As minisséries são direcionadas, então, a um público tido pela Globo como mais escolarizado, majoritariamente masculino, com mais possibilidade de acesso ao lazer e com menos disposição de "engolir o discurso situacionista da emissora", diz Pinheiro. "É um produto seleto para uma parcela seleta da população". Além disso, elas eram bastante valorizadas internamente pelos produtores, por terem maior tempo de produção, irem ao ar apenas quando finalizadas e permitirem um acabamento maior.

NA TRAMA DAS MINISSÉRIES

O pesquisador Dimitri Pinheiro escolheu três minisséries para analisar de forma mais aprofundada: "Quem Ama Não Mata" (1982), "Tenda dos Milagres" (1985), baseada na obra homônima de Jorge Amado, e "Desejo" (1990), que explora a biografia de Euclides da Cunha.

Os três programas representam, segundo Pinheiro, momentos diferentes da Globo. Em "Quem Ama Não Mata" realiza-se uma expectativa dos produtores, criada pelos chamados "Seriados Brasileiros" (como Malu Mulher e Carga Pesada), de tratar de forma mais explícita do real, ou da realidade. Assim, fala-se de violência doméstica e há uma abordagem do tempo presente.
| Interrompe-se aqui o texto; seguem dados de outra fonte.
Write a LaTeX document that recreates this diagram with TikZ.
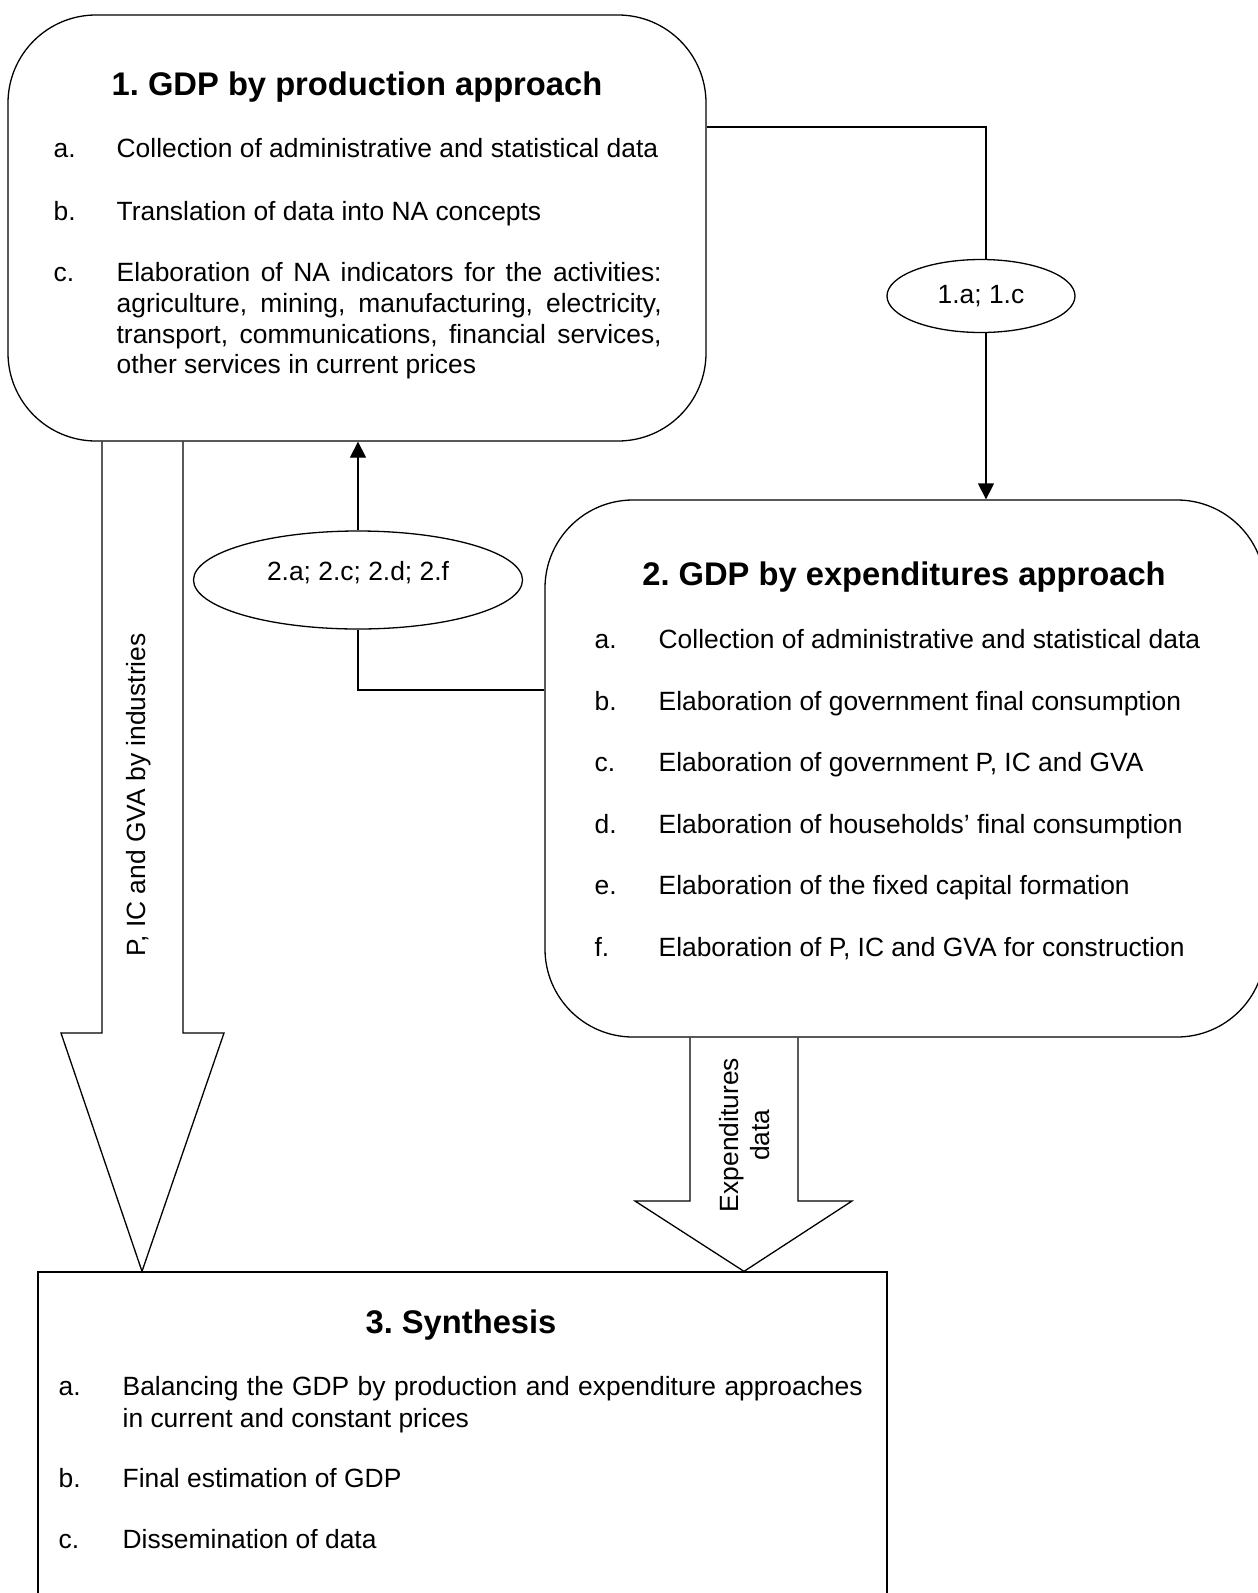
\documentclass[tikz,border=0pt]{standalone}
\usepackage{fontspec}
\setmainfont{Liberation Sans}
\usetikzlibrary{shapes.geometric,arrows.meta}
\frenchspacing
\begin{document}
\begin{tikzpicture}[x=1pt,y=-1pt,
  line width=1.3pt,
  bodyfont/.style={font=\fontsize{26.4}{30.7}\selectfont},
  titlefont/.style={font=\fontsize{32.7}{36}\selectfont\bfseries},
  itm/.style={bodyfont,anchor=base west,inner sep=0pt},
  ttl/.style={titlefont,anchor=base,inner sep=0pt},
  rbox/.style={draw,rectangle,rounded corners=88pt,inner sep=0pt},
  sbox/.style={draw,rectangle,inner sep=0pt},
  oval/.style={draw,ellipse,inner sep=0pt,bodyfont},
  arr/.style={-{Triangle[width=16pt,length=16pt]}},
  biglbl/.style={bodyfont,rotate=90,inner sep=0pt}
]
\clip (0,0) rectangle (1258,1593);
\fill[white] (0,0) rectangle (1258,1593);

% Box 1
\node[rbox,minimum width=698pt,minimum height=426pt] (b1) at (357,228) {};
\node[ttl] (t1) at (357,95) {1. GDP by production approach};
\node[itm] (l1a) at (53,157) {a.};
\node[itm] (x1a) at (116,157) {Collection of administrative and statistical data};
\node[itm] (l1b) at (53,220) {b.};
\node[itm] (x1b) at (116,220) {Translation of data into NA concepts};
\node[itm] (l1c) at (53,281) {c.};
\node[itm] (x1c1) at (116,281) {\makebox[545pt][s]{Elaboration of NA indicators for the activities:}};
\node[itm] (x1c2) at (116,312) {\makebox[545pt][s]{agriculture, mining, manufacturing, electricity,}};
\node[itm] (x1c3) at (116,343) {\makebox[545pt][s]{transport, communications, financial services,}};
\node[itm] (x1c4) at (116,373) {other services in current prices};

% Box 2
\node[rbox,minimum width=720pt,minimum height=537pt] (b2) at (905,768.5) {};
\node[ttl] (t2) at (904,585) {2. GDP by expenditures approach};
\node[itm] (l2a) at (594,648) {a.};
\node[itm] (x2a) at (658,648) {Collection of administrative and statistical data};
\node[itm] (l2b) at (594,710) {b.};
\node[itm] (x2b) at (658,710) {Elaboration of government final consumption};
\node[itm] (l2c) at (594,771) {c.};
\node[itm] (x2c) at (658,771) {Elaboration of government P, IC and GVA};
\node[itm] (l2d) at (594,833) {d.};
\node[itm] (x2d) at (658,833) {Elaboration of households’ final consumption};
\node[itm] (l2e) at (594,894) {e.};
\node[itm] (x2e) at (658,894) {Elaboration of the fixed capital formation};
\node[itm] (l2f) at (594,956) {f.};
\node[itm] (x2f) at (658,956) {Elaboration of P, IC and GVA for construction};

% Box 3
\node[sbox,minimum width=849pt,minimum height=368pt] (b3) at (462.5,1456) {};
\node[ttl] (t3) at (461,1333) {3. Synthesis};
\node[itm] (l3a) at (58,1395) {a.};
\node[itm] (x3a1) at (122,1395) {\makebox[740pt][s]{Balancing the GDP by production and expenditure approaches}};
\node[itm] (x3a2) at (122,1427) {in current and constant prices};
\node[itm] (l3b) at (58,1487) {b.};
\node[itm] (x3b) at (122,1487) {Final estimation of GDP};
\node[itm] (l3c) at (58,1548) {c.};
\node[itm] (x3c) at (122,1548) {Dissemination of data};

% Ellipses
\node[oval,minimum width=188pt,minimum height=73pt] (e1) at (981,296) {1.a; 1.c};
\node[oval,minimum width=329pt,minimum height=98pt] (e2) at (358,580) {\raisebox{18pt}{2.a; 2.c; 2.d; 2.f}};

% Connectors
\coordinate (c1) at (706,127);
\coordinate (c2) at (545,690);
\coordinate (c3) at (986,0);
\draw (b1.east |- c1) -| (c3 |- e1.north);
\draw[arr] (c3 |- e1.south) -- (c3 |- b2.north);
\draw[arr] (e2.north) -- (e2.north |- b1.south);
\draw (e2.south) |- (b2.west |- c2);

% Big arrow left
\draw[line join=miter] (102,0 |- b1.south) -- (102,1033) -- (61,1033) -- (142,0 |- b3.north)
  -- (224,1033) -- (183,1033) -- (183,0 |- b1.south);
\node[biglbl] (lp) at (139,795) {P, IC and GVA by industries};

% Big arrow right
\draw[line join=miter] (690,0 |- b2.south) -- (690,1201) -- (635,1201) -- (744,0 |- b3.north)
  -- (852,1201) -- (798,1201) -- (798,0 |- b2.south);
\node[biglbl,align=center,font=\fontsize{26.4}{31}\selectfont] (le) at (745,1135) {Expenditures\\data};
\end{tikzpicture}
\end{document}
Já "Tenda dos Milagres", que tomou mais tempo do pesquisador pela sua duração longuíssima de 30 capítulos, mostra essa mesma preocupação de abordar o real por meio de alusões. "Apesar de ela se passar no início do século 20, ela faz referências ao presente", diz Pinheiro. A obra toca em outra questão crucial da sociedade brasileira, a racial, fazendo comentários políticos mais explícitos. Há um embate melodramático e sub-tramas que discutem as estratégias do movimento negro diante do racismo e o papel da mulher negra naquela sociedade.

Mas, para Pinheiro, a discussão de fundo trata de como a utopia da mestiçagem se casa com o liberalismo conservador defendido pela Globo. Ele exemplifica com uma cena na qual um motorista negro pergunta ao patrão branco o porquê de o vilão da história, também branco, ter tanto medo dos negros. Ao que o patrão responde que não tem medo de ninguém e que pra ele preto, branco, amarelo, "tudo é gente". Nesse momento, conta o pesquisador, aparecem as filhas do patrão brincando na terra e uma mulher manda elas entrarem porque brincar na terra é coisa de "negrinha". E o motorista comenta: "é, todos iguais, mas cada um no seu lugar."
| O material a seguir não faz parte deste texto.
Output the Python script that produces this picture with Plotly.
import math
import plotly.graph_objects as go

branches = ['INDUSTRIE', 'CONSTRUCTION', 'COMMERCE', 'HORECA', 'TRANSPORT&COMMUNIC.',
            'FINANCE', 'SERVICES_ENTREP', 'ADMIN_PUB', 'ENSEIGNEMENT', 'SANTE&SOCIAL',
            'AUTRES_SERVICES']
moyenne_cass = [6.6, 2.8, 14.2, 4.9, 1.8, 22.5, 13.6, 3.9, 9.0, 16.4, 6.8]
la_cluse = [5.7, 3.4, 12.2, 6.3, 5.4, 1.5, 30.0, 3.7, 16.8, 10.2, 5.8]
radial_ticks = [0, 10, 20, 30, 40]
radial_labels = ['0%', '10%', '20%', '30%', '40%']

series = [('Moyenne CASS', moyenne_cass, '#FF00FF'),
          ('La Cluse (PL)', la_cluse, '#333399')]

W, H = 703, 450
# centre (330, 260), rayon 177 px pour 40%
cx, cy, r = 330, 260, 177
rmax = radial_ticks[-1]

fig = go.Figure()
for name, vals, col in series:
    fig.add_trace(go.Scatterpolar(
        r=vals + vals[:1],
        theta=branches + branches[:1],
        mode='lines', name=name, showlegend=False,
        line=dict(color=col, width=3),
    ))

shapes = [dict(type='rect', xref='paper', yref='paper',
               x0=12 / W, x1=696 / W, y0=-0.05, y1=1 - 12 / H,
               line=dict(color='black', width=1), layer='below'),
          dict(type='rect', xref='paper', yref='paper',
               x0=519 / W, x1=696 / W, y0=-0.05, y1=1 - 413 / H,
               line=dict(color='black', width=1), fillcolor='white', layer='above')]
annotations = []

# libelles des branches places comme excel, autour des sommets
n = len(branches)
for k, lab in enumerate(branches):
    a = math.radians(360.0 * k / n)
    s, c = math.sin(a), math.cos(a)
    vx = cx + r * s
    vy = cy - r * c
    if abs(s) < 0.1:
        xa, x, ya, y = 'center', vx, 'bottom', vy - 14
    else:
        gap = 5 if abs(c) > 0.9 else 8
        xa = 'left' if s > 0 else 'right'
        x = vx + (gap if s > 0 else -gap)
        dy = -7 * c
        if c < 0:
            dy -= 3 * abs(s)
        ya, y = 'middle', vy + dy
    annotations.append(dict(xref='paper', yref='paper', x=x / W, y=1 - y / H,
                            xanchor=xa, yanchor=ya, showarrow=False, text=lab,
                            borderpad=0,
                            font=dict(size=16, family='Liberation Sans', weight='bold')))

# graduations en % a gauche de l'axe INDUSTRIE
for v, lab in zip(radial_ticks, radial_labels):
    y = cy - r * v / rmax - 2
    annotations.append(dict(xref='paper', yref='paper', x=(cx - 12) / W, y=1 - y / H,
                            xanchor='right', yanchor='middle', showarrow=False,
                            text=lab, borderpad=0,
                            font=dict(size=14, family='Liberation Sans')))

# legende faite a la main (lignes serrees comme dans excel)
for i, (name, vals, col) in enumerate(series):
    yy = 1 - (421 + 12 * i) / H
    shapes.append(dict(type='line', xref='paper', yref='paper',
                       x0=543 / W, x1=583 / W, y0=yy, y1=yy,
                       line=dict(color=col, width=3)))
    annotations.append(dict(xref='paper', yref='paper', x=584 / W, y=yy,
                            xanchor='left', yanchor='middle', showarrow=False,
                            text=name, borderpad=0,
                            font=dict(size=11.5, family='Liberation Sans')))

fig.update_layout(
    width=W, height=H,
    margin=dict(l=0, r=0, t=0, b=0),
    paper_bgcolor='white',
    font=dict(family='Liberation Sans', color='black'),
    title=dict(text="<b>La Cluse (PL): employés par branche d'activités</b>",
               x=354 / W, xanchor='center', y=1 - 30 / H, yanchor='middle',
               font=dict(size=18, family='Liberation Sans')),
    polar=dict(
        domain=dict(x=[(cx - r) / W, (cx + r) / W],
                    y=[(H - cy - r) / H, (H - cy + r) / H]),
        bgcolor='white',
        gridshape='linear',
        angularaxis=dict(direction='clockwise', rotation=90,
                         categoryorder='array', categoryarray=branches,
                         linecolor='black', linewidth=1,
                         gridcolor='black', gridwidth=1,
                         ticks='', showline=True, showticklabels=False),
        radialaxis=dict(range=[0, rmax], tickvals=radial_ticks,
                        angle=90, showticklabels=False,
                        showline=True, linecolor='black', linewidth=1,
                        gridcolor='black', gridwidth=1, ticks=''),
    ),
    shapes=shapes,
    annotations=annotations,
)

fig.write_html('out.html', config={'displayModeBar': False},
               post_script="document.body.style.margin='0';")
"A minissérie mostra claramente, e também critica, a apropriação desse ideal de mestiçagem pela rede Globo, mas que não questiona de fato o problema racial no Brasil", explica Pinheiro. Assim, o violão de "Tenda dos Milagres" não é racista por uma construção social, mas sim por uma questão moral, porque ele é "mau". A trama possibilita ainda a ascensão de negros "de talento", mas nunca pelo veio coletivo, do grupo, o que casa com o ideal do "self-made man" do liberalismo conservador.

"Desejo", por fim, representa um terceiro momento, no qual a alusão ao real já foi dissolvida pela própria Rede Globo, fazendo com que a minissérie não abarque temas complexos da realidade brasileira, não sendo "tão rica culturalmente". "Ela já está muito mais amarrada aos critérios comercias da emissora", explica o pesquisador.